# Problem statement
Starting from the top of the material, restate each line exactly until the line that contains "const legendLabel = 'NS/NR';", which is also copied. Pictures are excluded.

# Data block
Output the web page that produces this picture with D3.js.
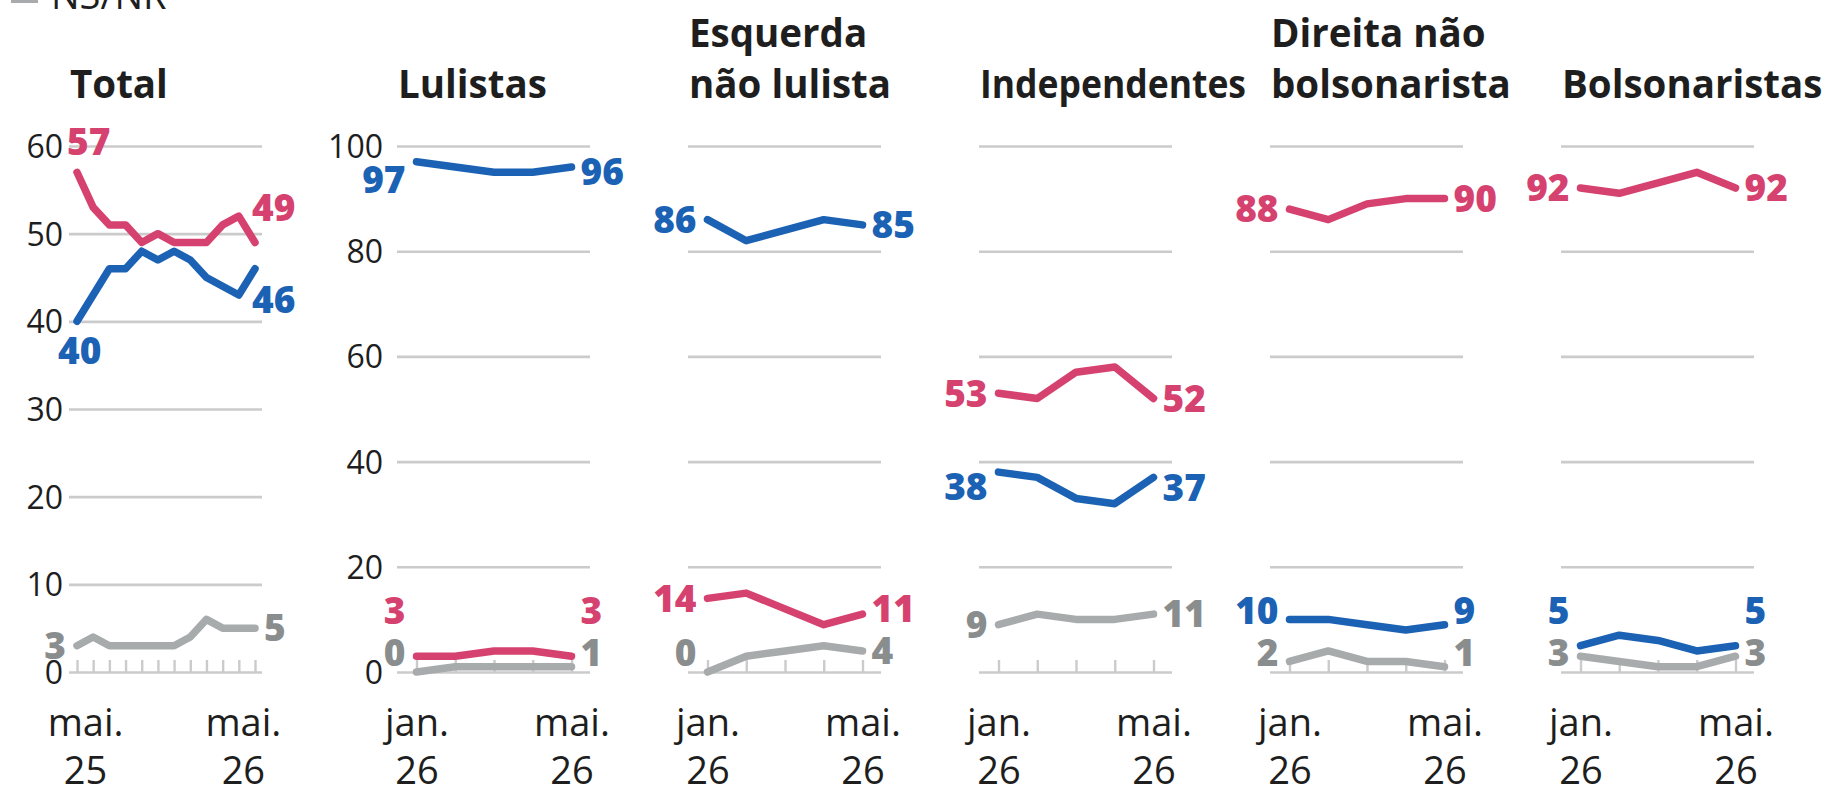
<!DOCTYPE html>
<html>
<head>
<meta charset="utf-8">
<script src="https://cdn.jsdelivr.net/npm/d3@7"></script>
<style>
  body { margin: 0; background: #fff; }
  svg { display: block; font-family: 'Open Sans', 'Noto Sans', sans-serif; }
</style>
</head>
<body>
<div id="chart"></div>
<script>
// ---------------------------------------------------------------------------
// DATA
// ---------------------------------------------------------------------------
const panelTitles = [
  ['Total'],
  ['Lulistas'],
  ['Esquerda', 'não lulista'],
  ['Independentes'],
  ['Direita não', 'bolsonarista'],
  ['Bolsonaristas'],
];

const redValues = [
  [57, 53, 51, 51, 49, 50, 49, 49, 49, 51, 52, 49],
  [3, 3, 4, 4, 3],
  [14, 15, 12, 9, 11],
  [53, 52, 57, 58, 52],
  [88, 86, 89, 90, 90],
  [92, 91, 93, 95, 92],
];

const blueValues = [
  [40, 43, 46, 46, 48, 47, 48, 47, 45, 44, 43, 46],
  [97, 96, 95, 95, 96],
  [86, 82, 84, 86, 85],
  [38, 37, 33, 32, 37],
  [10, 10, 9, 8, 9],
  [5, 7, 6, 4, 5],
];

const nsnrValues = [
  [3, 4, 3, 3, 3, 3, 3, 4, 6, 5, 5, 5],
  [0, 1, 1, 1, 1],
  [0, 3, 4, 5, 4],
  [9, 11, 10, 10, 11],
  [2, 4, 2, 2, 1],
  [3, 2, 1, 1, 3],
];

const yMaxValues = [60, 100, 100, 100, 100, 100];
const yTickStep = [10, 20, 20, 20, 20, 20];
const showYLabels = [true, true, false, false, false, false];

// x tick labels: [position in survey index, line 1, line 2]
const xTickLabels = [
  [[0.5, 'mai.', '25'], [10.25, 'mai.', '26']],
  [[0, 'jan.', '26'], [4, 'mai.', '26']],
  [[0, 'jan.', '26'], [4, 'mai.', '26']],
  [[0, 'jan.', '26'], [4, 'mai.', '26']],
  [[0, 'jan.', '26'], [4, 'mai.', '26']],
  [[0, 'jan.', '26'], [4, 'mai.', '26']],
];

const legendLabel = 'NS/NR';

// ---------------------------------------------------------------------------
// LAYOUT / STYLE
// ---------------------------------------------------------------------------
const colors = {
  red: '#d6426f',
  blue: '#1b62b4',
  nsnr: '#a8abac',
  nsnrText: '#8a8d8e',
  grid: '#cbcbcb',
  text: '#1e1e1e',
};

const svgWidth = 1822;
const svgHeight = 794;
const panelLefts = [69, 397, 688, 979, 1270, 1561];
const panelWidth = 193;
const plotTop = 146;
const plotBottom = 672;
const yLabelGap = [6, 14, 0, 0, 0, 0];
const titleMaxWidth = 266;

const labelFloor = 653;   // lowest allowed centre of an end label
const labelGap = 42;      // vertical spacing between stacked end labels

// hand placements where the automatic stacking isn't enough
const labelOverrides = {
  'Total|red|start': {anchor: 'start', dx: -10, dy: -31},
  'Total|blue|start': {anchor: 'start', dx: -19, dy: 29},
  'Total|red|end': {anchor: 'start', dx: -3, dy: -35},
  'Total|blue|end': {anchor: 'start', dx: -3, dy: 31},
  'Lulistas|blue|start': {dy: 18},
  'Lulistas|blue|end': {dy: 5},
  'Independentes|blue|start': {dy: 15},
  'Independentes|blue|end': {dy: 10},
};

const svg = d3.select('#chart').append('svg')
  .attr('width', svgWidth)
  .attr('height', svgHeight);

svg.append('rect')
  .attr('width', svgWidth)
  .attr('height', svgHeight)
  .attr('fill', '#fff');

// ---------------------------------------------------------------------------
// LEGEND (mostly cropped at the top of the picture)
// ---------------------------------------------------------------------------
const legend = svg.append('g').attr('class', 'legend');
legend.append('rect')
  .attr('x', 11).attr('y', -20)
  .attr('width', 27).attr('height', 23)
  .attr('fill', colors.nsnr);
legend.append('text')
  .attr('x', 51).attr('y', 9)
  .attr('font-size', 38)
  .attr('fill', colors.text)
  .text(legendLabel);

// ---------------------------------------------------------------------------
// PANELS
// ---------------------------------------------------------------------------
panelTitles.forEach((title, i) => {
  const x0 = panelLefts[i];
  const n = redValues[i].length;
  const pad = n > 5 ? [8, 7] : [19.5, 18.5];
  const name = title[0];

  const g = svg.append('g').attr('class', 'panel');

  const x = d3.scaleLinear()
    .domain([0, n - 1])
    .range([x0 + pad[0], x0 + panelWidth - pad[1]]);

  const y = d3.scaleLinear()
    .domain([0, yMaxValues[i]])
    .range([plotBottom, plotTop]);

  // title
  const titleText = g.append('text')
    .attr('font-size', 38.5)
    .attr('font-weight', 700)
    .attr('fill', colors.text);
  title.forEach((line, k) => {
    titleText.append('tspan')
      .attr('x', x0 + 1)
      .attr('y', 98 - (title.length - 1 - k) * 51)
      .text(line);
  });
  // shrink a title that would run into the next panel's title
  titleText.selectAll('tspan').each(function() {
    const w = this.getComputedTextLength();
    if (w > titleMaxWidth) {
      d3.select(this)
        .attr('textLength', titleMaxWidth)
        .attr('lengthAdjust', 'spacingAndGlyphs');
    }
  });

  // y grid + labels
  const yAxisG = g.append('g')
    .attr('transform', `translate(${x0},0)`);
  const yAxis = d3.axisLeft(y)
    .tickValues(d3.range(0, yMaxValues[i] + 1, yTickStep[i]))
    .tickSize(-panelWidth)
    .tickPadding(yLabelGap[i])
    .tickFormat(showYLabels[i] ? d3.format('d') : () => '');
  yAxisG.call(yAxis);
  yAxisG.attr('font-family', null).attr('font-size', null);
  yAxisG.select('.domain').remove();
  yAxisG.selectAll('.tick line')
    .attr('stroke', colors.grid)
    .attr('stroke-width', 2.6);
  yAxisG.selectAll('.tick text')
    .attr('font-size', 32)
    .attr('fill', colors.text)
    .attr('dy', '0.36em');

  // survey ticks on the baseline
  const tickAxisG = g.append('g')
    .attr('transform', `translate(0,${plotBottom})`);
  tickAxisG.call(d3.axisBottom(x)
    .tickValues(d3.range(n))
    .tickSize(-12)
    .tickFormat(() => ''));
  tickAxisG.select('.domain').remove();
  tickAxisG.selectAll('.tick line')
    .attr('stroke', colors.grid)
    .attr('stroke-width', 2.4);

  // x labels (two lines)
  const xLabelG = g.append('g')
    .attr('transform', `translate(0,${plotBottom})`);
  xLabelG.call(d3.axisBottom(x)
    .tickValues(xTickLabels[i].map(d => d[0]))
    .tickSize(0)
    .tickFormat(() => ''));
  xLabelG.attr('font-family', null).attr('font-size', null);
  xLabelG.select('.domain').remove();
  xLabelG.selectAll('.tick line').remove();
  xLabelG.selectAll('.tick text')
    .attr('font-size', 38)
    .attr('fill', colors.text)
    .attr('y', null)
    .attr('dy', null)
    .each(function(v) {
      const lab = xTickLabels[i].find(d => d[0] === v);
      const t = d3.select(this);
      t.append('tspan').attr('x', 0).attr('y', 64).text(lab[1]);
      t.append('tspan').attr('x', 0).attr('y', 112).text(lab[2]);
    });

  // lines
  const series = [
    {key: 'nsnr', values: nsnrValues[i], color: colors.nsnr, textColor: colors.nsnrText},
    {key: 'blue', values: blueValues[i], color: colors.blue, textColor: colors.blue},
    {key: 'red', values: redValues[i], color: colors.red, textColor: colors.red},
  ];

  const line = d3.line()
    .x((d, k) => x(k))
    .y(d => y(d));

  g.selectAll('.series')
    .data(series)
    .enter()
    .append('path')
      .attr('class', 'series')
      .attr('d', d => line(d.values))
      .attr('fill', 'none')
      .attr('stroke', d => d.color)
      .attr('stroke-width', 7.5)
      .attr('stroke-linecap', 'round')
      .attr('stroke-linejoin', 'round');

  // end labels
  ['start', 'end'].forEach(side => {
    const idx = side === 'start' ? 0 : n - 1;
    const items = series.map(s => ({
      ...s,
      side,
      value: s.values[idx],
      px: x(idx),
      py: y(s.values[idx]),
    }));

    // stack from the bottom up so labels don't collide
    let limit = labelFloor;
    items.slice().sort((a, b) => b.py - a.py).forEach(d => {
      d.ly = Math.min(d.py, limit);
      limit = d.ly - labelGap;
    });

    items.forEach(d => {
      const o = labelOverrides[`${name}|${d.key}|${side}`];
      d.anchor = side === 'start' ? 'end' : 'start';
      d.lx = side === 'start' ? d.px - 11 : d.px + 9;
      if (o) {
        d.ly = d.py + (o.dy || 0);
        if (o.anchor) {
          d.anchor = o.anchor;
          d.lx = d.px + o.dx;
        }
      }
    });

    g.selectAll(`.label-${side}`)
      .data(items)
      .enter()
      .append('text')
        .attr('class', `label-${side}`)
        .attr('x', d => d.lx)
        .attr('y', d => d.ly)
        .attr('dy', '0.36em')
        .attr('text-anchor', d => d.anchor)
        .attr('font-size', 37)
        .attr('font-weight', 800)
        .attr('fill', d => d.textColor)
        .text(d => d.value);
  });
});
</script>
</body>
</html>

# Finished answer
Output the web page that produces this picture with D3.js.
<!DOCTYPE html>
<html>
<head>
<meta charset="utf-8">
<script src="https://cdn.jsdelivr.net/npm/d3@7"></script>
<style>
  body { margin: 0; background: #fff; }
  svg { display: block; font-family: 'Open Sans', 'Noto Sans', sans-serif; }
</style>
</head>
<body>
<div id="chart"></div>
<script>
// ---------------------------------------------------------------------------
// DATA
// ---------------------------------------------------------------------------
const panelTitles = [
  ['Total'],
  ['Lulistas'],
  ['Esquerda', 'não lulista'],
  ['Independentes'],
  ['Direita não', 'bolsonarista'],
  ['Bolsonaristas'],
];

const redValues = [
  [57, 53, 51, 51, 49, 50, 49, 49, 49, 51, 52, 49],
  [3, 3, 4, 4, 3],
  [14, 15, 12, 9, 11],
  [53, 52, 57, 58, 52],
  [88, 86, 89, 90, 90],
  [92, 91, 93, 95, 92],
];

const blueValues = [
  [40, 43, 46, 46, 48, 47, 48, 47, 45, 44, 43, 46],
  [97, 96, 95, 95, 96],
  [86, 82, 84, 86, 85],
  [38, 37, 33, 32, 37],
  [10, 10, 9, 8, 9],
  [5, 7, 6, 4, 5],
];

const nsnrValues = [
  [3, 4, 3, 3, 3, 3, 3, 4, 6, 5, 5, 5],
  [0, 1, 1, 1, 1],
  [0, 3, 4, 5, 4],
  [9, 11, 10, 10, 11],
  [2, 4, 2, 2, 1],
  [3, 2, 1, 1, 3],
];

const yMaxValues = [60, 100, 100, 100, 100, 100];
const yTickStep = [10, 20, 20, 20, 20, 20];
const showYLabels = [true, true, false, false, false, false];

// x tick labels: [position in survey index, line 1, line 2]
const xTickLabels = [
  [[0.5, 'mai.', '25'], [10.25, 'mai.', '26']],
  [[0, 'jan.', '26'], [4, 'mai.', '26']],
  [[0, 'jan.', '26'], [4, 'mai.', '26']],
  [[0, 'jan.', '26'], [4, 'mai.', '26']],
  [[0, 'jan.', '26'], [4, 'mai.', '26']],
  [[0, 'jan.', '26'], [4, 'mai.', '26']],
];

const legendLabel = 'NS/NR';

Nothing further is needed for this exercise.